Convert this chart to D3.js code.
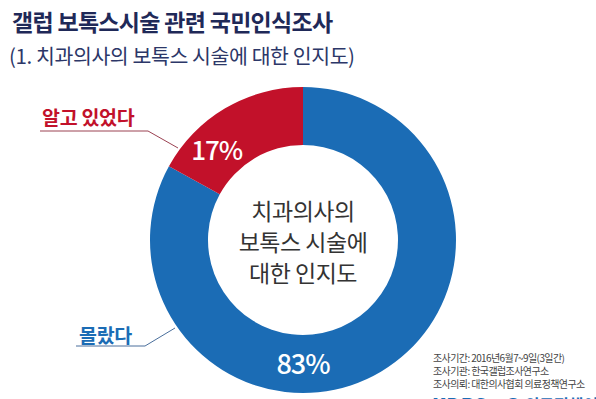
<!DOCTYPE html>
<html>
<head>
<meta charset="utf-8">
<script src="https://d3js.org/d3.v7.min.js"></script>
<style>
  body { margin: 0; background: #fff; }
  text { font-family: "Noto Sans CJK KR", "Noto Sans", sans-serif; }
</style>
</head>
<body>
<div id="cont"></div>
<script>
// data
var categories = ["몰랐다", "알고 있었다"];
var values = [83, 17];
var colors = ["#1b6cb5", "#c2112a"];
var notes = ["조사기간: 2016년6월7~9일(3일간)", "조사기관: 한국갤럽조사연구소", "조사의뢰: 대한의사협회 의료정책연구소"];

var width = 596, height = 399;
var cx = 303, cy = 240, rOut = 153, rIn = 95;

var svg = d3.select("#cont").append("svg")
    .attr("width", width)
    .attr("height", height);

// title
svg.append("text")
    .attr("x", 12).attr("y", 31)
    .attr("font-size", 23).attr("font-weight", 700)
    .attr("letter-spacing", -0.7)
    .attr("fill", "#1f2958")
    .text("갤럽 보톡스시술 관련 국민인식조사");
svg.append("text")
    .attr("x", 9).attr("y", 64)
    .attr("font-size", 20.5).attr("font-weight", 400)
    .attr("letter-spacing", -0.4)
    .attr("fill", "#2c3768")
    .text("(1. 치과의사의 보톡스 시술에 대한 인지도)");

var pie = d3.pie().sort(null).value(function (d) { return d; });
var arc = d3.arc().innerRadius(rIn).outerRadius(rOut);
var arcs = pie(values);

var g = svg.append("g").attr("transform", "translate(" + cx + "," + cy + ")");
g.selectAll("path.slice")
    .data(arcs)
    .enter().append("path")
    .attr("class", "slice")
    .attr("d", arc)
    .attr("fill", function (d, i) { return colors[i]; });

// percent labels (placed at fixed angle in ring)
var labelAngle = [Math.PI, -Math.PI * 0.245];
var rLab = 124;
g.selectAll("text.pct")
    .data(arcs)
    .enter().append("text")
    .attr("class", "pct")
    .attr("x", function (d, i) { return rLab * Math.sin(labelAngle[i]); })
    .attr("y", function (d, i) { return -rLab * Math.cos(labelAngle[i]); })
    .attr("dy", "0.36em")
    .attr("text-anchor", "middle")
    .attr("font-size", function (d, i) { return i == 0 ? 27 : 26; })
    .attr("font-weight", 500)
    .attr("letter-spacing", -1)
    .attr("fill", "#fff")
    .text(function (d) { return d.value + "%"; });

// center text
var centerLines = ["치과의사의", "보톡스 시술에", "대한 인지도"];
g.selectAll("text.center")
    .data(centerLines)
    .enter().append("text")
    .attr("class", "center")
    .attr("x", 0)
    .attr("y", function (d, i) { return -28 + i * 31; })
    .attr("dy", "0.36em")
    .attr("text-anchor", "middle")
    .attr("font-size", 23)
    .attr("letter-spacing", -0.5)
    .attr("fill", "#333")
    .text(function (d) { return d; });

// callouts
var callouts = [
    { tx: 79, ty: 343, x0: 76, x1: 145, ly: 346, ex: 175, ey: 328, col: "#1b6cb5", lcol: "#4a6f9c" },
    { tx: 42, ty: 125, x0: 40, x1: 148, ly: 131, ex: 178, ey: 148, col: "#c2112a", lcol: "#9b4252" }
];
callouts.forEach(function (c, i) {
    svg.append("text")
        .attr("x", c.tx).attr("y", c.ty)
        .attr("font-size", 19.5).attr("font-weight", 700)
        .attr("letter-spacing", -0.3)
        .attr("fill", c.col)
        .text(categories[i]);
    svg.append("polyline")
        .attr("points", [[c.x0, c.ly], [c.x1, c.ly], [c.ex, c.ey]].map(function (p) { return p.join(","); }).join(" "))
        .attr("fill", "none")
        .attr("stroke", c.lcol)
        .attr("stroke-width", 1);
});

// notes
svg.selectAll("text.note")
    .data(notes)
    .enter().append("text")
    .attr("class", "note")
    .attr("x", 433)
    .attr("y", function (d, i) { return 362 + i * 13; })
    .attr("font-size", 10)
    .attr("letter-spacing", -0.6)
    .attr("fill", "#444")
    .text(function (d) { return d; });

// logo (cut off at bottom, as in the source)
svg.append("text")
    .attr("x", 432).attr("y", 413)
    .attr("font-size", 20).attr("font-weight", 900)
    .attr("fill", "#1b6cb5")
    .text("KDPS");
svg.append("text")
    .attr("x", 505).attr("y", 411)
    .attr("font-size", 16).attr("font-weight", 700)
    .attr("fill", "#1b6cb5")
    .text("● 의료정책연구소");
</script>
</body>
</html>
★ ★ ★ ★
■ **Prompt**
Omit every picture, then reproduce the rest of the listing exactly.

■ **Answer in full**
Convert this chart to D3.js code.
<!DOCTYPE html>
<html>
<head>
<meta charset="utf-8">
<script src="https://d3js.org/d3.v7.min.js"></script>
<style>
  body { margin: 0; background: #fff; }
  text { font-family: "Noto Sans CJK KR", "Noto Sans", sans-serif; }
</style>
</head>
<body>
<div id="cont"></div>
<script>
// data
var categories = ["몰랐다", "알고 있었다"];
var values = [83, 17];
var colors = ["#1b6cb5", "#c2112a"];
var notes = ["조사기간: 2016년6월7~9일(3일간)", "조사기관: 한국갤럽조사연구소", "조사의뢰: 대한의사협회 의료정책연구소"];

var width = 596, height = 399;
var cx = 303, cy = 240, rOut = 153, rIn = 95;

var svg = d3.select("#cont").append("svg")
    .attr("width", width)
    .attr("height", height);

// title
svg.append("text")
    .attr("x", 12).attr("y", 31)
    .attr("font-size", 23).attr("font-weight", 700)
    .attr("letter-spacing", -0.7)
    .attr("fill", "#1f2958")
    .text("갤럽 보톡스시술 관련 국민인식조사");
svg.append("text")
    .attr("x", 9).attr("y", 64)
    .attr("font-size", 20.5).attr("font-weight", 400)
    .attr("letter-spacing", -0.4)
    .attr("fill", "#2c3768")
    .text("(1. 치과의사의 보톡스 시술에 대한 인지도)");

var pie = d3.pie().sort(null).value(function (d) { return d; });
var arc = d3.arc().innerRadius(rIn).outerRadius(rOut);
var arcs = pie(values);

var g = svg.append("g").attr("transform", "translate(" + cx + "," + cy + ")");
g.selectAll("path.slice")
    .data(arcs)
    .enter().append("path")
    .attr("class", "slice")
    .attr("d", arc)
    .attr("fill", function (d, i) { return colors[i]; });

// percent labels (placed at fixed angle in ring)
var labelAngle = [Math.PI, -Math.PI * 0.245];
var rLab = 124;
g.selectAll("text.pct")
    .data(arcs)
    .enter().append("text")
    .attr("class", "pct")
    .attr("x", function (d, i) { return rLab * Math.sin(labelAngle[i]); })
    .attr("y", function (d, i) { return -rLab * Math.cos(labelAngle[i]); })
    .attr("dy", "0.36em")
    .attr("text-anchor", "middle")
    .attr("font-size", function (d, i) { return i == 0 ? 27 : 26; })
    .attr("font-weight", 500)
    .attr("letter-spacing", -1)
    .attr("fill", "#fff")
    .text(function (d) { return d.value + "%"; });

// center text
var centerLines = ["치과의사의", "보톡스 시술에", "대한 인지도"];
g.selectAll("text.center")
    .data(centerLines)
    .enter().append("text")
    .attr("class", "center")
    .attr("x", 0)
    .attr("y", function (d, i) { return -28 + i * 31; })
    .attr("dy", "0.36em")
    .attr("text-anchor", "middle")
    .attr("font-size", 23)
    .attr("letter-spacing", -0.5)
    .attr("fill", "#333")
    .text(function (d) { return d; });

// callouts
var callouts = [
    { tx: 79, ty: 343, x0: 76, x1: 145, ly: 346, ex: 175, ey: 328, col: "#1b6cb5", lcol: "#4a6f9c" },
    { tx: 42, ty: 125, x0: 40, x1: 148, ly: 131, ex: 178, ey: 148, col: "#c2112a", lcol: "#9b4252" }
];
callouts.forEach(function (c, i) {
    svg.append("text")
        .attr("x", c.tx).attr("y", c.ty)
        .attr("font-size", 19.5).attr("font-weight", 700)
        .attr("letter-spacing", -0.3)
        .attr("fill", c.col)
        .text(categories[i]);
    svg.append("polyline")
        .attr("points", [[c.x0, c.ly], [c.x1, c.ly], [c.ex, c.ey]].map(function (p) { return p.join(","); }).join(" "))
        .attr("fill", "none")
        .attr("stroke", c.lcol)
        .attr("stroke-width", 1);
});

// notes
svg.selectAll("text.note")
    .data(notes)
    .enter().append("text")
    .attr("class", "note")
    .attr("x", 433)
    .attr("y", function (d, i) { return 362 + i * 13; })
    .attr("font-size", 10)
    .attr("letter-spacing", -0.6)
    .attr("fill", "#444")
    .text(function (d) { return d; });

// logo (cut off at bottom, as in the source)
svg.append("text")
    .attr("x", 432).attr("y", 413)
    .attr("font-size", 20).attr("font-weight", 900)
    .attr("fill", "#1b6cb5")
    .text("KDPS");
svg.append("text")
    .attr("x", 505).attr("y", 411)
    .attr("font-size", 16).attr("font-weight", 700)
    .attr("fill", "#1b6cb5")
    .text("● 의료정책연구소");
</script>
</body>
</html>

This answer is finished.